— start Material provided —

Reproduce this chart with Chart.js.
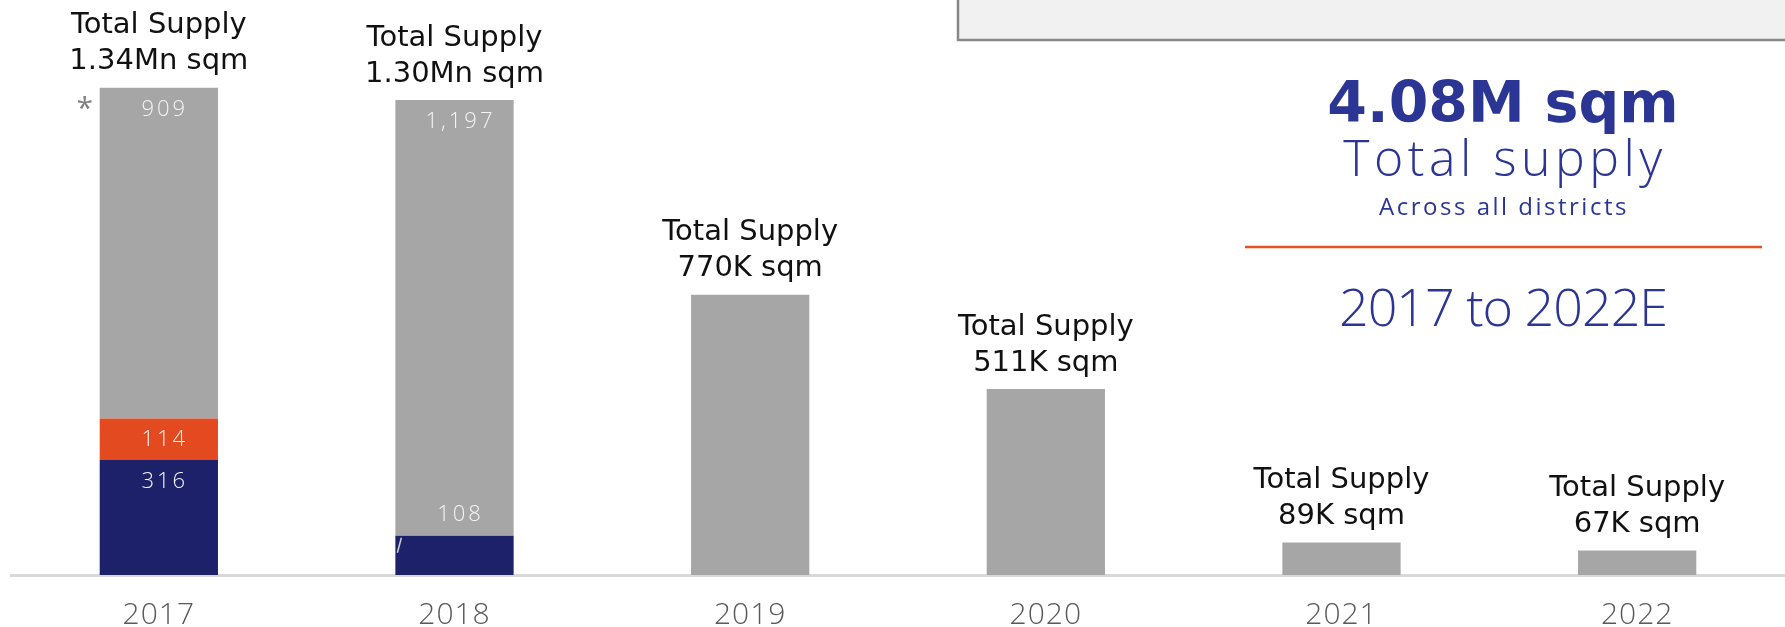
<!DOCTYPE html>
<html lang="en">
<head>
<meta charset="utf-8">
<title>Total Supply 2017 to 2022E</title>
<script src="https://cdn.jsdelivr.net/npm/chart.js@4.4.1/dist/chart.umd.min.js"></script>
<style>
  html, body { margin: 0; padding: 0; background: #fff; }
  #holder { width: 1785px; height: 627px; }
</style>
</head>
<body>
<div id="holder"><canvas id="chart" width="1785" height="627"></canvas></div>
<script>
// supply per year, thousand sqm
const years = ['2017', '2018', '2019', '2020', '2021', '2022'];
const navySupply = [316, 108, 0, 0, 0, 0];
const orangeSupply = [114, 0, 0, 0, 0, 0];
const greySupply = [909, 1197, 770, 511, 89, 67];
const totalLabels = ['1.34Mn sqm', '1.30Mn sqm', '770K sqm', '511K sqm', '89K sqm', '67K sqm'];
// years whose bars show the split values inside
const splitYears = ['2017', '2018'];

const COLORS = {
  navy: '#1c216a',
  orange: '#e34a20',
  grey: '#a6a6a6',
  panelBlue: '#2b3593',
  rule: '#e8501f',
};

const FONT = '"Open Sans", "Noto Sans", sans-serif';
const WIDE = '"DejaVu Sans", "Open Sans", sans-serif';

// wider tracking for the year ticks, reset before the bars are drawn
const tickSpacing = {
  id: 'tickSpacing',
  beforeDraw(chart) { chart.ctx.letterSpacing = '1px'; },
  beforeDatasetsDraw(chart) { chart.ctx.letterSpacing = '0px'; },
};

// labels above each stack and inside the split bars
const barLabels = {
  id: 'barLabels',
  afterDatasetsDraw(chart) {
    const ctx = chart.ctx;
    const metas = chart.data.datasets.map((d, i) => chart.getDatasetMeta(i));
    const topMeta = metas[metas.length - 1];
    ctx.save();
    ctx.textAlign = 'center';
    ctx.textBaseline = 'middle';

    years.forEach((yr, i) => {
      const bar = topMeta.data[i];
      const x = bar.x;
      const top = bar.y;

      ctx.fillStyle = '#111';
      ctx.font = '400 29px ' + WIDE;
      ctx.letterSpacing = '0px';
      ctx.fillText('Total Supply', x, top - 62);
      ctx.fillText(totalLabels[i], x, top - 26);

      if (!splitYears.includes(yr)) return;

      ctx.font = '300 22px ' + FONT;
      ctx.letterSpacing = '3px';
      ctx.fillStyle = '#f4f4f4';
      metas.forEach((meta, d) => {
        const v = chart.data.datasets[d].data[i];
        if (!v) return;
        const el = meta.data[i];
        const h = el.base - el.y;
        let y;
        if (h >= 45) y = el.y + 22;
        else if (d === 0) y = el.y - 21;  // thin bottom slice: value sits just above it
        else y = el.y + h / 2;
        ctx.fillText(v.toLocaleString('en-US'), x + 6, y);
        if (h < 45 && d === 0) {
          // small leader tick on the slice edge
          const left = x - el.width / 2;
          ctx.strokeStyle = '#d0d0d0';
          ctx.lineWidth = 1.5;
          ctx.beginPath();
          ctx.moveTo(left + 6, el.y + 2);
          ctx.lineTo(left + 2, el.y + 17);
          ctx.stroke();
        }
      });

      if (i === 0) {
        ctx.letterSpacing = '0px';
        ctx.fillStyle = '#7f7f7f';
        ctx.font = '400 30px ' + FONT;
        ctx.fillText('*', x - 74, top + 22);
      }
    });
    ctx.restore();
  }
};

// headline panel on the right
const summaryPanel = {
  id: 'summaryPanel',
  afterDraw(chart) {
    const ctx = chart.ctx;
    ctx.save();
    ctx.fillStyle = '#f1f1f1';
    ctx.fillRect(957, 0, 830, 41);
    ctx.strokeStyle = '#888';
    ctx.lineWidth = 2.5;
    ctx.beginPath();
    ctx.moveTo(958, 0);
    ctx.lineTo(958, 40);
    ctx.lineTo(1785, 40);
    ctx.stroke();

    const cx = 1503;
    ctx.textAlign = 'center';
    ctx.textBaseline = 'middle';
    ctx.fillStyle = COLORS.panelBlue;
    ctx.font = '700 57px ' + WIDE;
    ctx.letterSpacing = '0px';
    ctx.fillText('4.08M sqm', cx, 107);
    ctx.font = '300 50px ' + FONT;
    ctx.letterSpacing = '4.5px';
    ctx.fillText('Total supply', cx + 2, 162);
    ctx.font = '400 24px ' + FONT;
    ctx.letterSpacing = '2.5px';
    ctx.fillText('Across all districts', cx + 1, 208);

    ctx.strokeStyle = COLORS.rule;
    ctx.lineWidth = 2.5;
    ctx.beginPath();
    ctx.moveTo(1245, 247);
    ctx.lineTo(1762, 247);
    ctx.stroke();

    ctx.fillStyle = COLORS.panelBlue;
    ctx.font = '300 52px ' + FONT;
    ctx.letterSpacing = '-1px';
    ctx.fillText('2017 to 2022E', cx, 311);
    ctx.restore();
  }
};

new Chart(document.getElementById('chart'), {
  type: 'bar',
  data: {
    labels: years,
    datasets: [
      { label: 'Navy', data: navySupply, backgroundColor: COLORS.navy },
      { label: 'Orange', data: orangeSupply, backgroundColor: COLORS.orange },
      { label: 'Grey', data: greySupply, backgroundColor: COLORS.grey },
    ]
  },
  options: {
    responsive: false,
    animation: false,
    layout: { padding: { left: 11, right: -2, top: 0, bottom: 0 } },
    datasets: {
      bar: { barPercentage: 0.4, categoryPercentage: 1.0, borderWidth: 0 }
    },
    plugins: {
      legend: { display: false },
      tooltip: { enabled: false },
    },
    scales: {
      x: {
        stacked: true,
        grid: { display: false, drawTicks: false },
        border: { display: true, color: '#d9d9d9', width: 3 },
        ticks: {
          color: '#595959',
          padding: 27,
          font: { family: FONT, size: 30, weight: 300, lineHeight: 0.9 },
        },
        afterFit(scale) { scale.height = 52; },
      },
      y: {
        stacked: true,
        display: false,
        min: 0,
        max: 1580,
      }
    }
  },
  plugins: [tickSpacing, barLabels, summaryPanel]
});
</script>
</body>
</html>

— end Material provided —

Directions —
Leave out all pictures, then copy the remaining material exactly.

Answer to this problem —
Reproduce this chart with Chart.js.
<!DOCTYPE html>
<html lang="en">
<head>
<meta charset="utf-8">
<title>Total Supply 2017 to 2022E</title>
<script src="https://cdn.jsdelivr.net/npm/chart.js@4.4.1/dist/chart.umd.min.js"></script>
<style>
  html, body { margin: 0; padding: 0; background: #fff; }
  #holder { width: 1785px; height: 627px; }
</style>
</head>
<body>
<div id="holder"><canvas id="chart" width="1785" height="627"></canvas></div>
<script>
// supply per year, thousand sqm
const years = ['2017', '2018', '2019', '2020', '2021', '2022'];
const navySupply = [316, 108, 0, 0, 0, 0];
const orangeSupply = [114, 0, 0, 0, 0, 0];
const greySupply = [909, 1197, 770, 511, 89, 67];
const totalLabels = ['1.34Mn sqm', '1.30Mn sqm', '770K sqm', '511K sqm', '89K sqm', '67K sqm'];
// years whose bars show the split values inside
const splitYears = ['2017', '2018'];

const COLORS = {
  navy: '#1c216a',
  orange: '#e34a20',
  grey: '#a6a6a6',
  panelBlue: '#2b3593',
  rule: '#e8501f',
};

const FONT = '"Open Sans", "Noto Sans", sans-serif';
const WIDE = '"DejaVu Sans", "Open Sans", sans-serif';

// wider tracking for the year ticks, reset before the bars are drawn
const tickSpacing = {
  id: 'tickSpacing',
  beforeDraw(chart) { chart.ctx.letterSpacing = '1px'; },
  beforeDatasetsDraw(chart) { chart.ctx.letterSpacing = '0px'; },
};

// labels above each stack and inside the split bars
const barLabels = {
  id: 'barLabels',
  afterDatasetsDraw(chart) {
    const ctx = chart.ctx;
    const metas = chart.data.datasets.map((d, i) => chart.getDatasetMeta(i));
    const topMeta = metas[metas.length - 1];
    ctx.save();
    ctx.textAlign = 'center';
    ctx.textBaseline = 'middle';

    years.forEach((yr, i) => {
      const bar = topMeta.data[i];
      const x = bar.x;
      const top = bar.y;

      ctx.fillStyle = '#111';
      ctx.font = '400 29px ' + WIDE;
      ctx.letterSpacing = '0px';
      ctx.fillText('Total Supply', x, top - 62);
      ctx.fillText(totalLabels[i], x, top - 26);

      if (!splitYears.includes(yr)) return;

      ctx.font = '300 22px ' + FONT;
      ctx.letterSpacing = '3px';
      ctx.fillStyle = '#f4f4f4';
      metas.forEach((meta, d) => {
        const v = chart.data.datasets[d].data[i];
        if (!v) return;
        const el = meta.data[i];
        const h = el.base - el.y;
        let y;
        if (h >= 45) y = el.y + 22;
        else if (d === 0) y = el.y - 21;  // thin bottom slice: value sits just above it
        else y = el.y + h / 2;
        ctx.fillText(v.toLocaleString('en-US'), x + 6, y);
        if (h < 45 && d === 0) {
          // small leader tick on the slice edge
          const left = x - el.width / 2;
          ctx.strokeStyle = '#d0d0d0';
          ctx.lineWidth = 1.5;
          ctx.beginPath();
          ctx.moveTo(left + 6, el.y + 2);
          ctx.lineTo(left + 2, el.y + 17);
          ctx.stroke();
        }
      });

      if (i === 0) {
        ctx.letterSpacing = '0px';
        ctx.fillStyle = '#7f7f7f';
        ctx.font = '400 30px ' + FONT;
        ctx.fillText('*', x - 74, top + 22);
      }
    });
    ctx.restore();
  }
};

// headline panel on the right
const summaryPanel = {
  id: 'summaryPanel',
  afterDraw(chart) {
    const ctx = chart.ctx;
    ctx.save();
    ctx.fillStyle = '#f1f1f1';
    ctx.fillRect(957, 0, 830, 41);
    ctx.strokeStyle = '#888';
    ctx.lineWidth = 2.5;
    ctx.beginPath();
    ctx.moveTo(958, 0);
    ctx.lineTo(958, 40);
    ctx.lineTo(1785, 40);
    ctx.stroke();

    const cx = 1503;
    ctx.textAlign = 'center';
    ctx.textBaseline = 'middle';
    ctx.fillStyle = COLORS.panelBlue;
    ctx.font = '700 57px ' + WIDE;
    ctx.letterSpacing = '0px';
    ctx.fillText('4.08M sqm', cx, 107);
    ctx.font = '300 50px ' + FONT;
    ctx.letterSpacing = '4.5px';
    ctx.fillText('Total supply', cx + 2, 162);
    ctx.font = '400 24px ' + FONT;
    ctx.letterSpacing = '2.5px';
    ctx.fillText('Across all districts', cx + 1, 208);

    ctx.strokeStyle = COLORS.rule;
    ctx.lineWidth = 2.5;
    ctx.beginPath();
    ctx.moveTo(1245, 247);
    ctx.lineTo(1762, 247);
    ctx.stroke();

    ctx.fillStyle = COLORS.panelBlue;
    ctx.font = '300 52px ' + FONT;
    ctx.letterSpacing = '-1px';
    ctx.fillText('2017 to 2022E', cx, 311);
    ctx.restore();
  }
};

new Chart(document.getElementById('chart'), {
  type: 'bar',
  data: {
    labels: years,
    datasets: [
      { label: 'Navy', data: navySupply, backgroundColor: COLORS.navy },
      { label: 'Orange', data: orangeSupply, backgroundColor: COLORS.orange },
      { label: 'Grey', data: greySupply, backgroundColor: COLORS.grey },
    ]
  },
  options: {
    responsive: false,
    animation: false,
    layout: { padding: { left: 11, right: -2, top: 0, bottom: 0 } },
    datasets: {
      bar: { barPercentage: 0.4, categoryPercentage: 1.0, borderWidth: 0 }
    },
    plugins: {
      legend: { display: false },
      tooltip: { enabled: false },
    },
    scales: {
      x: {
        stacked: true,
        grid: { display: false, drawTicks: false },
        border: { display: true, color: '#d9d9d9', width: 3 },
        ticks: {
          color: '#595959',
          padding: 27,
          font: { family: FONT, size: 30, weight: 300, lineHeight: 0.9 },
        },
        afterFit(scale) { scale.height = 52; },
      },
      y: {
        stacked: true,
        display: false,
        min: 0,
        max: 1580,
      }
    }
  },
  plugins: [tickSpacing, barLabels, summaryPanel]
});
</script>
</body>
</html>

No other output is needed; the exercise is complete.